→ **What you have to do**
The material below should be written out in full and exactly; pictures stay out of the copy.

→ **Information provided**
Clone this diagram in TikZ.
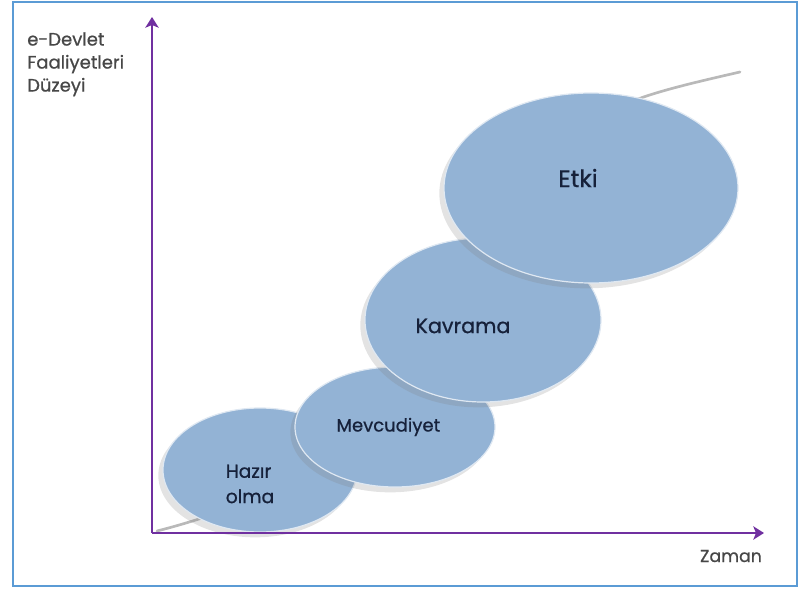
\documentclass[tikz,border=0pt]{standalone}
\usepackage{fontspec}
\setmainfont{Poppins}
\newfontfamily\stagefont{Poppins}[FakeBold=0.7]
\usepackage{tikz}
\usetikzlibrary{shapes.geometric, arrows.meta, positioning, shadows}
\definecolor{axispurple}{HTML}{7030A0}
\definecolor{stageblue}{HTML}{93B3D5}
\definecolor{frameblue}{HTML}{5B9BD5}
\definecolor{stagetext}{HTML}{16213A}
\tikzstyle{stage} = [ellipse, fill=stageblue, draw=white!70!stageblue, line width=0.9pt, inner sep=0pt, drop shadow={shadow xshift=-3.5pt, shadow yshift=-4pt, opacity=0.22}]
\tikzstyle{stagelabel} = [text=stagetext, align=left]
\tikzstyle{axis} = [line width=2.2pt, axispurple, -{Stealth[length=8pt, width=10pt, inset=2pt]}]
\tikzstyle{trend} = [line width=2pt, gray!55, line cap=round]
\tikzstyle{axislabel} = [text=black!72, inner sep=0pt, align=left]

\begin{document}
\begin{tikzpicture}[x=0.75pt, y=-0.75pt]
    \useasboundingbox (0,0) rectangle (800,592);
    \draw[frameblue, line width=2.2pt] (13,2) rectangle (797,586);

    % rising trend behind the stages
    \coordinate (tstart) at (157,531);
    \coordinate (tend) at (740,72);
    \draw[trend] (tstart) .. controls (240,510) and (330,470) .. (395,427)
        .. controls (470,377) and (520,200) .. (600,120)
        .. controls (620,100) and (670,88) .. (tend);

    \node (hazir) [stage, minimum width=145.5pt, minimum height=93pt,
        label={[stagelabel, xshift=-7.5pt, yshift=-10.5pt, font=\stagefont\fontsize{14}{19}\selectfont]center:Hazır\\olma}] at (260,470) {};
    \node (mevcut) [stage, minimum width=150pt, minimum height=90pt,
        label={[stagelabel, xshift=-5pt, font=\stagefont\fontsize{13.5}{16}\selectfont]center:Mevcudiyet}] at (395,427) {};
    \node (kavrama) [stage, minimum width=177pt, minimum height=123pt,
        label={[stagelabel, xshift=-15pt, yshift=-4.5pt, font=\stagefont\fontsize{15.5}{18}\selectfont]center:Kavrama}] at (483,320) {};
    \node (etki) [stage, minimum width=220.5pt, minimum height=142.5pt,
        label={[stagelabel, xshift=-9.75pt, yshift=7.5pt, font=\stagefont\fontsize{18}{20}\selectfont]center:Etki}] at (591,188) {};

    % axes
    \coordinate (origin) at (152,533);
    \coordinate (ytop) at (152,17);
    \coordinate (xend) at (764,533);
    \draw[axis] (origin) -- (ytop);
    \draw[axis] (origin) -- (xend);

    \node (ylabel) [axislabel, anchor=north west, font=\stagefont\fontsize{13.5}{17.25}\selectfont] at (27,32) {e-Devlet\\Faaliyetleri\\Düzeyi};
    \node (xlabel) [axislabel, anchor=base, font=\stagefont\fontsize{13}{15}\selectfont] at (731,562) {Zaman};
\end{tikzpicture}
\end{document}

→ **Response**
Clone this diagram in TikZ.
\documentclass[tikz,border=0pt]{standalone}
\usepackage{fontspec}
\setmainfont{Poppins}
\newfontfamily\stagefont{Poppins}[FakeBold=0.7]
\usepackage{tikz}
\usetikzlibrary{shapes.geometric, arrows.meta, positioning, shadows}
\definecolor{axispurple}{HTML}{7030A0}
\definecolor{stageblue}{HTML}{93B3D5}
\definecolor{frameblue}{HTML}{5B9BD5}
\definecolor{stagetext}{HTML}{16213A}
\tikzstyle{stage} = [ellipse, fill=stageblue, draw=white!70!stageblue, line width=0.9pt, inner sep=0pt, drop shadow={shadow xshift=-3.5pt, shadow yshift=-4pt, opacity=0.22}]
\tikzstyle{stagelabel} = [text=stagetext, align=left]
\tikzstyle{axis} = [line width=2.2pt, axispurple, -{Stealth[length=8pt, width=10pt, inset=2pt]}]
\tikzstyle{trend} = [line width=2pt, gray!55, line cap=round]
\tikzstyle{axislabel} = [text=black!72, inner sep=0pt, align=left]

\begin{document}
\begin{tikzpicture}[x=0.75pt, y=-0.75pt]
    \useasboundingbox (0,0) rectangle (800,592);
    \draw[frameblue, line width=2.2pt] (13,2) rectangle (797,586);

    % rising trend behind the stages
    \coordinate (tstart) at (157,531);
    \coordinate (tend) at (740,72);
    \draw[trend] (tstart) .. controls (240,510) and (330,470) .. (395,427)
        .. controls (470,377) and (520,200) .. (600,120)
        .. controls (620,100) and (670,88) .. (tend);

    \node (hazir) [stage, minimum width=145.5pt, minimum height=93pt,
        label={[stagelabel, xshift=-7.5pt, yshift=-10.5pt, font=\stagefont\fontsize{14}{19}\selectfont]center:Hazır\\olma}] at (260,470) {};
    \node (mevcut) [stage, minimum width=150pt, minimum height=90pt,
        label={[stagelabel, xshift=-5pt, font=\stagefont\fontsize{13.5}{16}\selectfont]center:Mevcudiyet}] at (395,427) {};
    \node (kavrama) [stage, minimum width=177pt, minimum height=123pt,
        label={[stagelabel, xshift=-15pt, yshift=-4.5pt, font=\stagefont\fontsize{15.5}{18}\selectfont]center:Kavrama}] at (483,320) {};
    \node (etki) [stage, minimum width=220.5pt, minimum height=142.5pt,
        label={[stagelabel, xshift=-9.75pt, yshift=7.5pt, font=\stagefont\fontsize{18}{20}\selectfont]center:Etki}] at (591,188) {};

    % axes
    \coordinate (origin) at (152,533);
    \coordinate (ytop) at (152,17);
    \coordinate (xend) at (764,533);
    \draw[axis] (origin) -- (ytop);
    \draw[axis] (origin) -- (xend);

    \node (ylabel) [axislabel, anchor=north west, font=\stagefont\fontsize{13.5}{17.25}\selectfont] at (27,32) {e-Devlet\\Faaliyetleri\\Düzeyi};
    \node (xlabel) [axislabel, anchor=base, font=\stagefont\fontsize{13}{15}\selectfont] at (731,562) {Zaman};
\end{tikzpicture}
\end{document}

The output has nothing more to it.